使用Python Beautifulsoup从LinkedIn收集数据

时间:2019-02-27 18:33:08

标签: python beautifulsoup linkedin

我正在尝试使用python beautifulsoup模块导出我的LinkedIn联系人姓名。我的代码如下:

import requests
from bs4 import BeautifulSoup

client = requests.Session()

HOMEPAGE_URL = 'https://www.linkedin.com'
LOGIN_URL = 'https://www.linkedin.com/uas/login-submit'
CONNECTIONS_URL = 'https://www.linkedin.com/mynetwork/invite-connect/connections/'

html = client.get(HOMEPAGE_URL).content
soup = BeautifulSoup(html, "html.parser")
csrf = soup.find(id="loginCsrfParam-login")['value']

login_information = {
    'session_key':'username',
    'session_password':'password',
    'loginCsrfParam': csrf,
}
try:
    client.post(LOGIN_URL, data=login_information)
    print "Login Successful"
except:
    print "Failed to Login"

html = client.get(CONNECTIONS_URL).content
soup = BeautifulSoup(html , "html.parser")
print soup.find_all('div', attrs={'class' : 'mn-connection-card__name'})

但是问题是我总是得到一个空列表。

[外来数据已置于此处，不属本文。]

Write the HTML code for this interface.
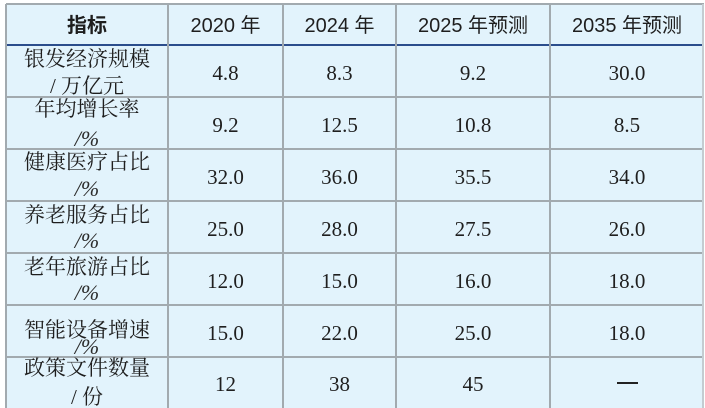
<!DOCTYPE html>
<html><head><meta charset="utf-8">
<style>
html,body{margin:0;padding:0;background:#fff;}
#c{position:relative;width:705px;height:408px;overflow:hidden;background:#fff;}
.bg{position:absolute;left:6px;top:4px;width:698px;height:410px;background:#e2f3fc;}
.h{position:absolute;left:6px;width:698px;height:2px;background:#a2aaaf;}
.v{position:absolute;top:4px;width:2px;height:410px;background:#a2aaaf;}
.blue{position:absolute;left:6px;top:44px;width:698px;height:2px;background:#2b4d8c;}
.t{position:absolute;text-align:center;white-space:nowrap;}
.hd{font-family:"Liberation Sans","Noto Sans CJK SC",sans-serif;font-size:20px;color:#1e1e1e;line-height:24px;top:14px;}
.lb{font-family:"Liberation Serif","Noto Serif CJK SC",serif;font-size:21px;color:#1e1e1e;line-height:24px;left:6px;width:162px;}
.pc{font-family:"Liberation Serif","Noto Serif CJK SC",serif;font-size:22px;font-style:italic;color:#2b2b2b;line-height:20px;left:6px;width:162px;}
.d{font-family:"Liberation Serif","Noto Serif CJK SC",serif;font-size:21px;color:#1f1f1f;line-height:52px;height:52px;}
.c1{left:168px;width:115px;}
.c2{left:283px;width:113px;}
.c3{left:396px;width:154px;}
.c4{left:550px;width:154px;}
.dash{position:absolute;left:617px;top:382px;width:21px;height:2px;background:#222;}
</style></head><body>
<div id="c">
<div class="bg"></div>
<div class="h" style="top:3px;height:2px;"></div>
<div class="blue"></div>
<div class="h" style="top:96px"></div>
<div class="h" style="top:148px"></div>
<div class="h" style="top:200px"></div>
<div class="h" style="top:252px"></div>
<div class="h" style="top:304px"></div>
<div class="h" style="top:356px"></div>
<div class="v" style="left:5px"></div>
<div class="v" style="left:167px"></div>
<div class="v" style="left:282px"></div>
<div class="v" style="left:395px"></div>
<div class="v" style="left:549px"></div>
<div class="v" style="left:702px;background:#c4ccd1"></div>

<div class="t hd" style="left:6px;width:162px;font-weight:bold;">指标</div>
<div class="t hd c1">2020 年</div>
<div class="t hd c2">2024 年</div>
<div class="t hd c3">2025 年预测</div>
<div class="t hd c4">2035 年预测</div>

<div class="t lb" style="top:47px">银发经济规模</div>
<div class="t lb" style="top:74px">/ 万亿元</div>
<div class="t lb" style="top:97px">年均增长率</div>
<div class="t pc" style="top:129px">/%</div>
<div class="t lb" style="top:150px">健康医疗占比</div>
<div class="t pc" style="top:179px">/%</div>
<div class="t lb" style="top:203px">养老服务占比</div>
<div class="t pc" style="top:231px">/%</div>
<div class="t lb" style="top:255px">老年旅游占比</div>
<div class="t pc" style="top:283px">/%</div>
<div class="t lb" style="top:318px">智能设备增速</div>
<div class="t pc" style="top:337px">/%</div>
<div class="t lb" style="top:356px">政策文件数量</div>
<div class="t lb" style="top:385px">/ 份</div>

<div class="t d c1" style="top:47px">4.8</div>
<div class="t d c2" style="top:47px">8.3</div>
<div class="t d c3" style="top:47px">9.2</div>
<div class="t d c4" style="top:47px">30.0</div>

<div class="t d c1" style="top:99px">9.2</div>
<div class="t d c2" style="top:99px">12.5</div>
<div class="t d c3" style="top:99px">10.8</div>
<div class="t d c4" style="top:99px">8.5</div>

<div class="t d c1" style="top:151px">32.0</div>
<div class="t d c2" style="top:151px">36.0</div>
<div class="t d c3" style="top:151px">35.5</div>
<div class="t d c4" style="top:151px">34.0</div>

<div class="t d c1" style="top:203px">25.0</div>
<div class="t d c2" style="top:203px">28.0</div>
<div class="t d c3" style="top:203px">27.5</div>
<div class="t d c4" style="top:203px">26.0</div>

<div class="t d c1" style="top:255px">12.0</div>
<div class="t d c2" style="top:255px">15.0</div>
<div class="t d c3" style="top:255px">16.0</div>
<div class="t d c4" style="top:255px">18.0</div>

<div class="t d c1" style="top:307px">15.0</div>
<div class="t d c2" style="top:307px">22.0</div>
<div class="t d c3" style="top:307px">25.0</div>
<div class="t d c4" style="top:307px">18.0</div>

<div class="t d c1" style="top:358px">12</div>
<div class="t d c2" style="top:358px">38</div>
<div class="t d c3" style="top:358px">45</div>
<div class="dash"></div>
</div>
</body></html>
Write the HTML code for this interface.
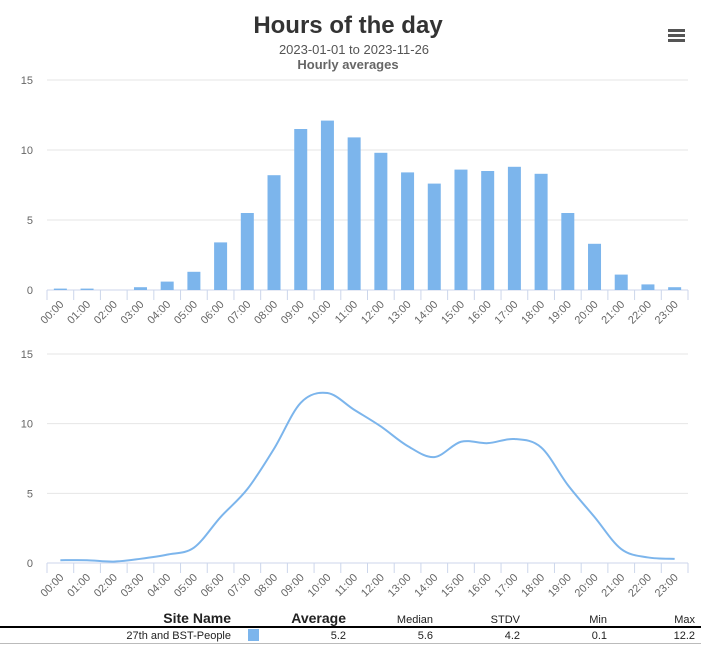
<!DOCTYPE html>
<html><head><meta charset="utf-8"><style>
body{margin:0;background:#fff;width:701px;height:652px;overflow:hidden;font-family:"Liberation Sans",sans-serif;}
svg{position:absolute;left:0;top:0}
</style></head><body>
<svg id="c" width="701" height="652">
<text x="348" y="33" text-anchor="middle" font-size="24" font-weight="bold" fill="#333">Hours of the day</text>
<text x="354" y="54" text-anchor="middle" font-size="13" fill="#555">2023-01-01 to 2023-11-26</text>
<text x="348" y="69" text-anchor="middle" font-size="13" font-weight="bold" fill="#666">Hourly averages</text>
<g fill="#555">
<rect x="668" y="29" width="17" height="3"/><rect x="668" y="34" width="17" height="3"/><rect x="668" y="39" width="17" height="3"/>
</g>
<g id="top"></g><g id="bot"></g>
<g font-size="11" fill="#222">
<text x="231" y="623" text-anchor="end" font-size="14" font-weight="bold">Site Name</text>
<text x="346" y="623" text-anchor="end" font-size="14" font-weight="bold">Average</text>
<text x="433" y="623" text-anchor="end">Median</text>
<text x="520" y="623" text-anchor="end">STDV</text>
<text x="607" y="623" text-anchor="end">Min</text>
<text x="695" y="623" text-anchor="end">Max</text>
<rect x="0" y="626" width="701" height="2" fill="#000"/>
<text x="231" y="639" text-anchor="end">27th and BST-People</text>
<rect x="248" y="629" width="11" height="12" fill="#7cb5ec"/>
<text x="346" y="639" text-anchor="end">5.2</text>
<text x="433" y="639" text-anchor="end">5.6</text>
<text x="520" y="639" text-anchor="end">4.2</text>
<text x="607" y="639" text-anchor="end">0.1</text>
<text x="695" y="639" text-anchor="end">12.2</text>
<rect x="0" y="643" width="701" height="1" fill="#bbb"/>
</g>
</svg>
<script>
const categories=["00:00","01:00","02:00","03:00","04:00","05:00","06:00","07:00","08:00","09:00","10:00","11:00","12:00","13:00","14:00","15:00","16:00","17:00","18:00","19:00","20:00","21:00","22:00","23:00"];
const barValues=[0.1,0.1,0,0.2,0.6,1.3,3.4,5.5,8.2,11.5,12.1,10.9,9.8,8.4,7.6,8.6,8.5,8.8,8.3,5.5,3.3,1.1,0.4,0.2];
const lineValues=[0.2,0.2,0.1,0.3,0.6,1.1,3.3,5.3,8.2,11.5,12.2,11.0,9.8,8.4,7.6,8.7,8.6,8.9,8.3,5.6,3.3,1.0,0.4,0.3];
const yTicks=[0,5,10,15];
const NS="http://www.w3.org/2000/svg";
function mk(t,a,p){const e=document.createElementNS(NS,t);for(const k in a)e.setAttribute(k,a[k]);p.appendChild(e);return e;}
const X0=47,X1=688,cw=(X1-X0)/categories.length;
function xc(i){return X0+cw*(i+0.5);}
function drawAxes(g,top,bottom){
  const y=v=>bottom-(v/15)*(bottom-top);
  yTicks.forEach(t=>{
    const l=mk('line',{x1:X0,x2:X1,y1:y(t),y2:y(t),stroke:t===0?'#ccd6eb':'#e6e6e6'},g);
    
    
    const tx=mk('text',{x:33,y:y(t)+4,'text-anchor':'end','font-size':11,fill:'#666'},g);
    tx.textContent=t;
    
    
  });
  for(let i=0;i<=categories.length;i++){
    const tk=mk('line',{x1:X0+cw*i,x2:X0+cw*i,y1:bottom,y2:bottom+10,stroke:'#ccd6eb'},g);
    
    
  }
  categories.forEach((c,i)=>{
    const x=xc(i)+4,yy=bottom+15;
    const tx=mk('text',{x:x,y:yy,'text-anchor':'end','font-size':11,fill:'#666',transform:`rotate(-45 ${x} ${yy})`},g);
    tx.textContent=c;
    
    
  });
  return y;
}
const gt=document.getElementById('top');


const yt=drawAxes(gt,80,290);
barValues.forEach((v,i)=>{
  const r=mk('rect',{x:xc(i)-6.5,y:yt(v),width:13,height:290-yt(v),fill:'#7cb5ec'},gt);
  
  
});
const gb=document.getElementById('bot');


const yb=drawAxes(gb,354,563);
const pts=lineValues.map((v,i)=>[xc(i),yb(v)]);
let d=`M${pts[0][0]},${pts[0][1]}`;
for(let i=0;i<pts.length-1;i++){
  const p0=pts[Math.max(0,i-1)],p1=pts[i],p2=pts[i+1],p3=pts[Math.min(pts.length-1,i+2)];
  const c1=[p1[0]+(p2[0]-p0[0])/6,p1[1]+(p2[1]-p0[1])/6];
  const c2=[p2[0]-(p3[0]-p1[0])/6,p2[1]-(p3[1]-p1[1])/6];
  d+=` C${c1[0]},${c1[1]} ${c2[0]},${c2[1]} ${p2[0]},${p2[1]}`;
}
const ln=mk('path',{d:d,fill:'none',stroke:'#7cb5ec','stroke-width':2},gb);


</script>
</body></html>
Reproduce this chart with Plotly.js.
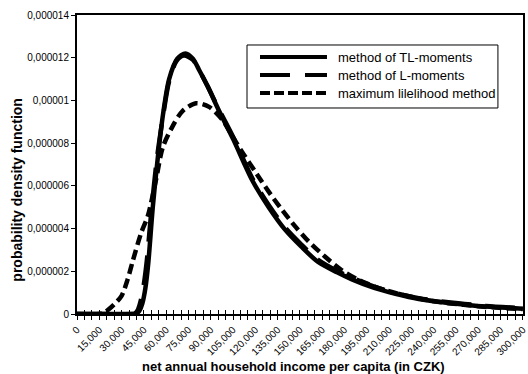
<!DOCTYPE html>
<html>
<head>
<meta charset="utf-8">
<script src="https://cdn.plot.ly/plotly-3.0.1.min.js"></script>
<style>html,body{margin:0;padding:0;background:#fff;}#chart{width:528px;height:374px;}</style>
</head>
<body>
<div id="chart"></div>
<script>
// ---- data ----
const seriesNames = ["method of TL-moments", "method of L-moments", "maximum lilelihood method"];

const tlIncome = [0, 20000, 38000, 40000, 42000, 44000, 46000, 48000, 51000, 54500, 58000, 62000, 67500, 73000, 78000, 82000, 88000, 95000, 105000, 118000, 129000, 140000, 151000, 162000, 175000, 185000, 200000, 215000, 230000, 250000, 275000, 300000];
const tlPdf = [0, 0, 0, 0.02e-6, 0.15e-6, 0.5e-6, 1.2e-6, 2.4e-6, 5.0e-6, 7.4e-6, 9.4e-6, 11.0e-6, 11.95e-6, 12.2e-6, 11.95e-6, 11.45e-6, 10.65e-6, 9.6e-6, 8.2e-6, 6.25e-6, 5.0e-6, 3.95e-6, 3.15e-6, 2.45e-6, 1.95e-6, 1.62e-6, 1.22e-6, 0.93e-6, 0.7e-6, 0.52e-6, 0.35e-6, 0.25e-6];

const lIncome = [0, 20000, 37000, 39000, 41000, 43000, 45000, 47000, 50000, 54000, 58000, 62000, 67000, 72000, 78000, 82000, 88000, 95000, 105000, 118000, 129000, 140000, 151000, 162000, 175000, 185000, 200000, 215000, 230000, 250000, 275000, 300000];
const lPdf = [0, 0, 0, 0.03e-6, 0.2e-6, 0.65e-6, 1.4e-6, 2.5e-6, 4.8e-6, 7.4e-6, 9.3e-6, 10.9e-6, 11.85e-6, 12.1e-6, 11.9e-6, 11.45e-6, 10.65e-6, 9.65e-6, 8.3e-6, 6.35e-6, 5.1e-6, 4.05e-6, 3.25e-6, 2.55e-6, 2.02e-6, 1.7e-6, 1.28e-6, 0.97e-6, 0.74e-6, 0.55e-6, 0.38e-6, 0.27e-6];

const mlIncome = [0, 15000, 18000, 21000, 25000, 30000, 34000, 37600, 43200, 47700, 53200, 57700, 64400, 71000, 80000, 88900, 97800, 104000, 111000, 120000, 129000, 138000, 147000, 156000, 167000, 178000, 190000, 205000, 220000, 240000, 260000, 280000, 300000];
const mlPdf = [0, 0, 0.05e-6, 0.2e-6, 0.45e-6, 0.85e-6, 1.6e-6, 2.5e-6, 3.8e-6, 4.6e-6, 6.3e-6, 7.8e-6, 8.8e-6, 9.5e-6, 9.87e-6, 9.7e-6, 9.1e-6, 8.4e-6, 7.6e-6, 6.66e-6, 5.73e-6, 4.87e-6, 4.09e-6, 3.39e-6, 2.68e-6, 2.06e-6, 1.58e-6, 1.17e-6, 0.88e-6, 0.6e-6, 0.43e-6, 0.31e-6, 0.23e-6];

const xTickVals = [0, 15000, 30000, 45000, 60000, 75000, 90000, 105000, 120000, 135000, 150000, 165000, 180000, 195000, 210000, 225000, 240000, 255000, 270000, 285000, 300000];
const xTickText = ["0", "15,000", "30,000", "45,000", "60,000", "75,000", "90,000", "105,000", "120,000", "135,000", "150,000", "165,000", "180,000", "195,000", "210,000", "225,000", "240,000", "255,000", "270,000", "285,000", "300,000"];
const yTickVals = [0, 0.000002, 0.000004, 0.000006, 0.000008, 0.00001, 0.000012, 0.000014];
const yTickText = ["0", "0,000002", "0,000004", "0,000006", "0,000008", "0,00001", "0,000012", "0,000014"];

const xTitle = "net annual household income per capita (in CZK)";
const yTitle = "probability density function";

// ---- styles ----
const FONT = "Arial, 'Liberation Sans', sans-serif";
const dashes = ["solid", "30px,14px", "10px,5px"];
const lineW = 4.5;

const traces = [
  {x: tlIncome, y: tlPdf, name: seriesNames[0]},
  {x: lIncome, y: lPdf, name: seriesNames[1]},
  {x: mlIncome, y: mlPdf, name: seriesNames[2]}
].map((t, i) => Object.assign(t, {
  type: "scatter", mode: "lines",
  line: {color: "#000", width: lineW, dash: dashes[i], shape: "spline", smoothing: 0.8},
  showlegend: false, hoverinfo: "skip", xaxis: "x", yaxis: "y"
}));

// custom legend (paper coordinates)
const legX0 = 0.3812, legX1 = 0.9438, legY0 = 0.689, legY1 = 0.8997;
const sampleX0 = 0.4103, sampleX1 = 0.5605, textX = 0.5807;
const rowY = [0.8595, 0.7993, 0.7391];

const shapes = [{
  type: "rect", xref: "paper", yref: "paper", x0: legX0, x1: legX1, y0: legY0, y1: legY1,
  line: {color: "#000", width: 1}, fillcolor: "#fff", layer: "above"
}];
const annotations = [];
seriesNames.forEach((n, i) => {
  shapes.push({type: "line", xref: "paper", yref: "paper", x0: sampleX0, x1: sampleX1, y0: rowY[i], y1: rowY[i],
    line: {color: "#000", width: 4, dash: i === 1 ? "30px,15px" : (i === 2 ? "10px,4px" : "solid")}, layer: "above"});
  annotations.push({xref: "paper", yref: "paper", x: textX, y: rowY[i], xanchor: "left", yanchor: "middle",
    text: n, showarrow: false, font: {family: FONT, size: 13, color: "#000"}});
});
// axis titles as annotations (positioned like the reference)
annotations.push({xref: "paper", yref: "paper", x: 0.486, y: -0.174, xanchor: "center", yanchor: "middle",
  text: "<b>" + xTitle + "</b>", showarrow: false, font: {family: FONT, size: 13, color: "#000"}});
annotations.push({xref: "paper", yref: "paper", x: -0.1351, y: 0.415, xanchor: "center", yanchor: "middle",
  textangle: -90, text: "<b>" + yTitle + "</b>", showarrow: false, font: {family: FONT, size: 14, color: "#000"}});

const layout = {
  width: 528, height: 374,
  margin: {l: 77, r: 5, t: 15, b: 60},
  paper_bgcolor: "#fff", plot_bgcolor: "#fff",
  font: {family: FONT, color: "#000"},
  showlegend: false,
  xaxis: {
    range: [0, 300150], tickmode: "array", tickvals: xTickVals, ticktext: xTickText,
    tickangle: -45, tickfont: {family: FONT, size: 10, color: "#000"},
    ticklabeloverflow: "allow",
    ticks: "outside", ticklen: 4, tickcolor: "#000", tickwidth: 1,
    minor: {dtick: 5000, ticks: "outside", ticklen: 4, tickcolor: "#000", tickwidth: 1, showgrid: false},
    showline: true, linecolor: "#000", linewidth: 2, mirror: true,
    showgrid: false, zeroline: false
  },
  xaxis2: {
    overlaying: "x", matches: "x", side: "bottom", anchor: "y",
    tickmode: "linear", tick0: 0, dtick: 5000, ticks: "inside", ticklen: 4, tickcolor: "#000", tickwidth: 1,
    showticklabels: false, showline: false, showgrid: false, zeroline: false
  },
  yaxis: {
    range: [0, 0.000014], tickmode: "array", tickvals: yTickVals, ticktext: yTickText,
    tickfont: {family: FONT, size: 10, color: "#000"},
    ticks: "outside", ticklen: 4, tickcolor: "#000", tickwidth: 1,
    showline: true, linecolor: "#000", linewidth: 2, mirror: true,
    showgrid: false, zeroline: false
  },
  shapes: shapes,
  annotations: annotations
};

// dummy trace to activate xaxis2 ticks
traces.push({type: "scatter", x: [0], y: [0], xaxis: "x2", yaxis: "y", mode: "none", showlegend: false, hoverinfo: "skip"});

Plotly.newPlot("chart", traces, layout, {staticPlot: true, displayModeBar: false});
</script>
</body>
</html>
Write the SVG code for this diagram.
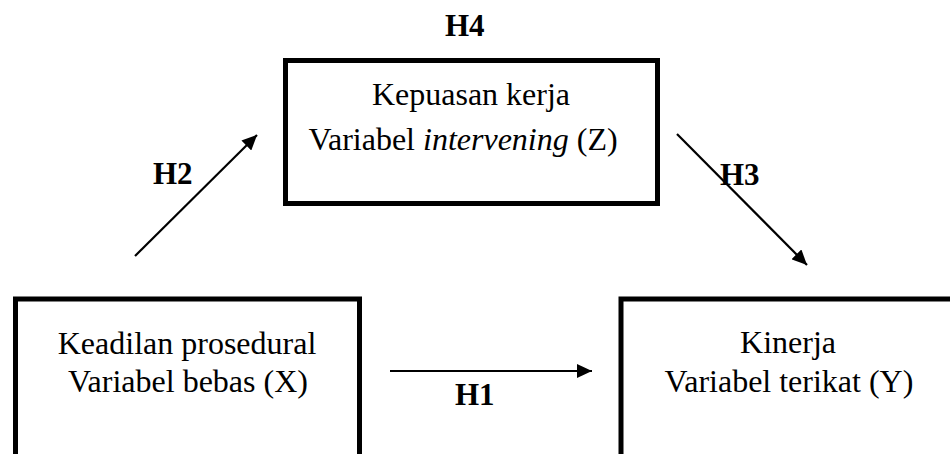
<svg xmlns="http://www.w3.org/2000/svg" width="950" height="454" viewBox="0 0 950 454">
<style>
.box{fill:#fff;stroke:#000;stroke-width:5}
.t{font-family:"Liberation Serif","Times New Roman",serif;font-size:32px;fill:#000;text-anchor:middle}
.h{font-family:"Liberation Serif","Times New Roman",serif;font-size:31px;font-weight:bold;fill:#000}
.c{stroke:#000;stroke-width:2.2;fill:none;marker-end:url(#ah)}
</style>
<defs>
<marker id="ah" markerUnits="userSpaceOnUse" markerWidth="16" markerHeight="14" refX="15" refY="7" orient="auto">
<path d="M0,0 L15,7 L0,14 z" fill="#000"/>
</marker>
</defs>
<rect width="950" height="454" fill="#fff"/>
<g id="node-z">
<rect class="box" x="285.5" y="60.5" width="372" height="143"/>
<text class="t" x="471" y="105">Kepuasan kerja</text>
<text class="t" x="463" y="150">Variabel <tspan font-style="italic">intervening</tspan> (Z)</text>
</g>
<g id="node-x">
<rect class="box" x="15.5" y="299" width="344" height="200"/>
<text class="t" x="187" y="354">Keadilan prosedural</text>
<text class="t" x="188" y="392">Variabel bebas (X)</text>
</g>
<g id="node-y">
<rect class="box" x="621" y="299" width="400" height="200"/>
<text class="t" x="788" y="353">Kinerja</text>
<text class="t" x="789" y="392">Variabel terikat (Y)</text>
</g>
<g id="connectors">
<line class="c" x1="390" y1="371" x2="592" y2="371"/>
<line class="c" x1="135" y1="256" x2="257" y2="135"/>
<line class="c" x1="677" y1="134" x2="807" y2="265"/>
</g>
<g id="labels">
<text class="h" x="445" y="36">H4</text>
<text class="h" x="455" y="405">H1</text>
<text class="h" x="153" y="184">H2</text>
<text class="h" x="720" y="185">H3</text>
</g>
</svg>
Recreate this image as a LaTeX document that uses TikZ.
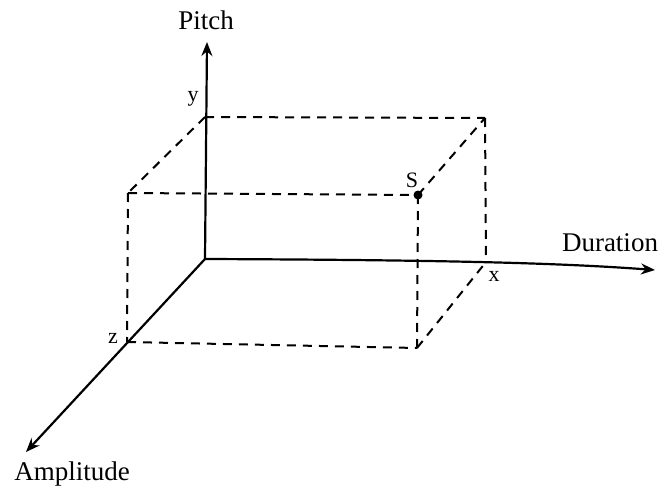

像下面这样:

Login Successful
[]

一个html结构是这样的:

<span class="mn-connection-card__name t-16 t-black t-bold">
      Sombody's name
    </span>

我认为我应该更改我的soup.x方法。我使用了find,select,find_all,但没有成功。

谢谢

2 个答案:

答案 0 :(得分:0)

如果您要提取名称,则只需

from bs4 import BeautifulSoup
soup = BeautifulSoup(html , "html.parser")
target = soup.find_all('span', attrs={'class' : 'mn-connection-card__name'})
target[0].text.strip()

输出

"Sombody's name"

答案 1 :(得分:0)

我知道我要参加聚会晚了,但这现在适用于linkedin:

import requests
from bs4 import BeautifulSoup

#create a session
client = requests.Session()

#create url page variables
HOMEPAGE_URL = 'https://www.linkedin.com'
LOGIN_URL = 'https://www.linkedin.com/uas/login-submit'
CONNECTIONS_URL = 'https://www.linkedin.com/mynetwork/invite-connect/connections/'
ASPIRING_DATA_SCIENTIEST = 'https://www.linkedin.com/search/results/people/?keywords=Aspiring%20Data%20Scientist&origin=GLOBAL_SEARCH_HEADER'

#get url, soup object and csrf token value
html = client.get(HOMEPAGE_URL).content
soup = BeautifulSoup(html, "html.parser")
csrf = soup.find('input', dict(name='loginCsrfParam'))['value']

#create login parameters
login_information = {
    'session_key':'your_email',
    'session_password':'your_password',
    'loginCsrfParam': csrf,
}

#try and login
try:
    client.post(LOGIN_URL, data=login_information)
    print("Login Successful")
except:
    print("Failed to Login")

#open the html with soup object
# html = client.get(CONNECTIONS_URL).content #opens connections_url
html = client.get(ASPIRING_DATA_SCIENTIEST).content #opens ASPIRING_DATA_SCIENTIEST
soup = BeautifulSoup(html , "html.parser")
# print(soup.find_all('div', attrs={'class' : 'mn-connection-card__name'}))

# print(soup)
print(soup.prettify())